__DIRECTION__
Restate each line word for word. Leave out every picture.

__SUPPLIED DATA__

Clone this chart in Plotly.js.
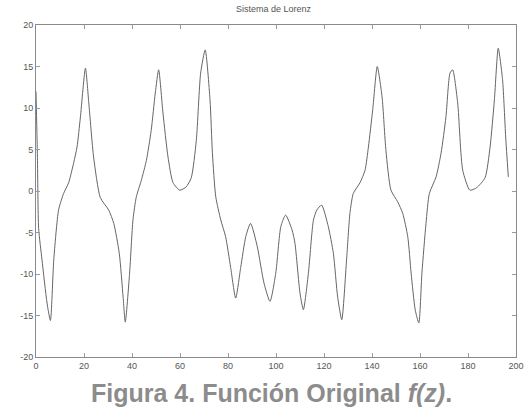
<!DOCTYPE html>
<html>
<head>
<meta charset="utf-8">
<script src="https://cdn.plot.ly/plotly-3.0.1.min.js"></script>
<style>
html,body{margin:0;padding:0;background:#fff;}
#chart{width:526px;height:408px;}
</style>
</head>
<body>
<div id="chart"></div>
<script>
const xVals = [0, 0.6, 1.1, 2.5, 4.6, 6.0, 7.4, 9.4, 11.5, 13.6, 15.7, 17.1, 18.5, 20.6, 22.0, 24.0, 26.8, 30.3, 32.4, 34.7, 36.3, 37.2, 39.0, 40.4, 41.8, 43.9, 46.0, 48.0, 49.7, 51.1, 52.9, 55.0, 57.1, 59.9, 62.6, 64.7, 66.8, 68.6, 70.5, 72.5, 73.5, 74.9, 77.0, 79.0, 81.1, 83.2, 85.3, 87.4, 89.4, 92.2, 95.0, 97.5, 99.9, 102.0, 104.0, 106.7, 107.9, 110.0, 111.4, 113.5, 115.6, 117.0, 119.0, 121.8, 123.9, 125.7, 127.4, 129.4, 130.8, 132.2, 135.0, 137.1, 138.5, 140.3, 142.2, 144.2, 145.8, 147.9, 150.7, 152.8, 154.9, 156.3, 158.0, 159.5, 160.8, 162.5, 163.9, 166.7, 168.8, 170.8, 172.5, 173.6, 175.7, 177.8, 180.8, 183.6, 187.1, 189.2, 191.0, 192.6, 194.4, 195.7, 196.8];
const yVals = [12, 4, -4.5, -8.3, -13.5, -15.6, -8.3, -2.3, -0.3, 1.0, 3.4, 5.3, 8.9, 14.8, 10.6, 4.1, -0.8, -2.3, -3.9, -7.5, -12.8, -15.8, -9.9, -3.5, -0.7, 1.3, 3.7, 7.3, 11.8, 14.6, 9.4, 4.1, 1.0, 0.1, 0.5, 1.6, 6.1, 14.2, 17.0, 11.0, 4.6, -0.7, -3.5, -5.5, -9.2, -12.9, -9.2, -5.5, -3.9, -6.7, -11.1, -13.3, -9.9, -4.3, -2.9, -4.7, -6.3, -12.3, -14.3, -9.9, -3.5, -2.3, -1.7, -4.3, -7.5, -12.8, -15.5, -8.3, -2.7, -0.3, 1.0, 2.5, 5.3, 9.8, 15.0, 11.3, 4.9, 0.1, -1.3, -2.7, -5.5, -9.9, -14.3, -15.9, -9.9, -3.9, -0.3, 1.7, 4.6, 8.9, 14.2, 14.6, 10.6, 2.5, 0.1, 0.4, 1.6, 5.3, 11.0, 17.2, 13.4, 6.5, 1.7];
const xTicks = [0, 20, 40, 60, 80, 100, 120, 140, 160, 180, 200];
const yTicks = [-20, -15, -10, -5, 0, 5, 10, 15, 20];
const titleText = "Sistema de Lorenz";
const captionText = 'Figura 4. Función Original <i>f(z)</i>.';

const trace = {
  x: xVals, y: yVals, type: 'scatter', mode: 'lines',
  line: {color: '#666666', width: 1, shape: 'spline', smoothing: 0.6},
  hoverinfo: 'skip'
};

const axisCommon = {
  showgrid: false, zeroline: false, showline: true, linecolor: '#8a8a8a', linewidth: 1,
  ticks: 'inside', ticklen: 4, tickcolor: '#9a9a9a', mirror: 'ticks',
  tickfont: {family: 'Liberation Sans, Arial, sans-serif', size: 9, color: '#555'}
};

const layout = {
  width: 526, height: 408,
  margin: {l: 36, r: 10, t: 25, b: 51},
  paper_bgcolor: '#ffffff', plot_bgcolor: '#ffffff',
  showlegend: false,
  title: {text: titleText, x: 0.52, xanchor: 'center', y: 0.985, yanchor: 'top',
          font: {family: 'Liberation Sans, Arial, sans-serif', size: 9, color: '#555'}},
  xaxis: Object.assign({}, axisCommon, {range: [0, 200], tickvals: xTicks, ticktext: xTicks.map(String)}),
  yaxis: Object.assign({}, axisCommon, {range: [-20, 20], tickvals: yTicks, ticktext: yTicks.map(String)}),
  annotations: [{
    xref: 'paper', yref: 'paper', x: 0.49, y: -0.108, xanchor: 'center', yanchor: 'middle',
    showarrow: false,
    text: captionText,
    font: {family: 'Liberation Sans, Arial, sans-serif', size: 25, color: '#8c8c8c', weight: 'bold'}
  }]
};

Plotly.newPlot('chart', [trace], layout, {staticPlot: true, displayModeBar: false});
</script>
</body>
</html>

__WORKED ANSWER__
Clone this chart in Plotly.js.
<!DOCTYPE html>
<html>
<head>
<meta charset="utf-8">
<script src="https://cdn.plot.ly/plotly-3.0.1.min.js"></script>
<style>
html,body{margin:0;padding:0;background:#fff;}
#chart{width:526px;height:408px;}
</style>
</head>
<body>
<div id="chart"></div>
<script>
const xVals = [0, 0.6, 1.1, 2.5, 4.6, 6.0, 7.4, 9.4, 11.5, 13.6, 15.7, 17.1, 18.5, 20.6, 22.0, 24.0, 26.8, 30.3, 32.4, 34.7, 36.3, 37.2, 39.0, 40.4, 41.8, 43.9, 46.0, 48.0, 49.7, 51.1, 52.9, 55.0, 57.1, 59.9, 62.6, 64.7, 66.8, 68.6, 70.5, 72.5, 73.5, 74.9, 77.0, 79.0, 81.1, 83.2, 85.3, 87.4, 89.4, 92.2, 95.0, 97.5, 99.9, 102.0, 104.0, 106.7, 107.9, 110.0, 111.4, 113.5, 115.6, 117.0, 119.0, 121.8, 123.9, 125.7, 127.4, 129.4, 130.8, 132.2, 135.0, 137.1, 138.5, 140.3, 142.2, 144.2, 145.8, 147.9, 150.7, 152.8, 154.9, 156.3, 158.0, 159.5, 160.8, 162.5, 163.9, 166.7, 168.8, 170.8, 172.5, 173.6, 175.7, 177.8, 180.8, 183.6, 187.1, 189.2, 191.0, 192.6, 194.4, 195.7, 196.8];
const yVals = [12, 4, -4.5, -8.3, -13.5, -15.6, -8.3, -2.3, -0.3, 1.0, 3.4, 5.3, 8.9, 14.8, 10.6, 4.1, -0.8, -2.3, -3.9, -7.5, -12.8, -15.8, -9.9, -3.5, -0.7, 1.3, 3.7, 7.3, 11.8, 14.6, 9.4, 4.1, 1.0, 0.1, 0.5, 1.6, 6.1, 14.2, 17.0, 11.0, 4.6, -0.7, -3.5, -5.5, -9.2, -12.9, -9.2, -5.5, -3.9, -6.7, -11.1, -13.3, -9.9, -4.3, -2.9, -4.7, -6.3, -12.3, -14.3, -9.9, -3.5, -2.3, -1.7, -4.3, -7.5, -12.8, -15.5, -8.3, -2.7, -0.3, 1.0, 2.5, 5.3, 9.8, 15.0, 11.3, 4.9, 0.1, -1.3, -2.7, -5.5, -9.9, -14.3, -15.9, -9.9, -3.9, -0.3, 1.7, 4.6, 8.9, 14.2, 14.6, 10.6, 2.5, 0.1, 0.4, 1.6, 5.3, 11.0, 17.2, 13.4, 6.5, 1.7];
const xTicks = [0, 20, 40, 60, 80, 100, 120, 140, 160, 180, 200];
const yTicks = [-20, -15, -10, -5, 0, 5, 10, 15, 20];
const titleText = "Sistema de Lorenz";
const captionText = 'Figura 4. Función Original <i>f(z)</i>.';

const trace = {
  x: xVals, y: yVals, type: 'scatter', mode: 'lines',
  line: {color: '#666666', width: 1, shape: 'spline', smoothing: 0.6},
  hoverinfo: 'skip'
};

const axisCommon = {
  showgrid: false, zeroline: false, showline: true, linecolor: '#8a8a8a', linewidth: 1,
  ticks: 'inside', ticklen: 4, tickcolor: '#9a9a9a', mirror: 'ticks',
  tickfont: {family: 'Liberation Sans, Arial, sans-serif', size: 9, color: '#555'}
};

const layout = {
  width: 526, height: 408,
  margin: {l: 36, r: 10, t: 25, b: 51},
  paper_bgcolor: '#ffffff', plot_bgcolor: '#ffffff',
  showlegend: false,
  title: {text: titleText, x: 0.52, xanchor: 'center', y: 0.985, yanchor: 'top',
          font: {family: 'Liberation Sans, Arial, sans-serif', size: 9, color: '#555'}},
  xaxis: Object.assign({}, axisCommon, {range: [0, 200], tickvals: xTicks, ticktext: xTicks.map(String)}),
  yaxis: Object.assign({}, axisCommon, {range: [-20, 20], tickvals: yTicks, ticktext: yTicks.map(String)}),
  annotations: [{
    xref: 'paper', yref: 'paper', x: 0.49, y: -0.108, xanchor: 'center', yanchor: 'middle',
    showarrow: false,
    text: captionText,
    font: {family: 'Liberation Sans, Arial, sans-serif', size: 25, color: '#8c8c8c', weight: 'bold'}
  }]
};

Plotly.newPlot('chart', [trace], layout, {staticPlot: true, displayModeBar: false});
</script>
</body>
</html>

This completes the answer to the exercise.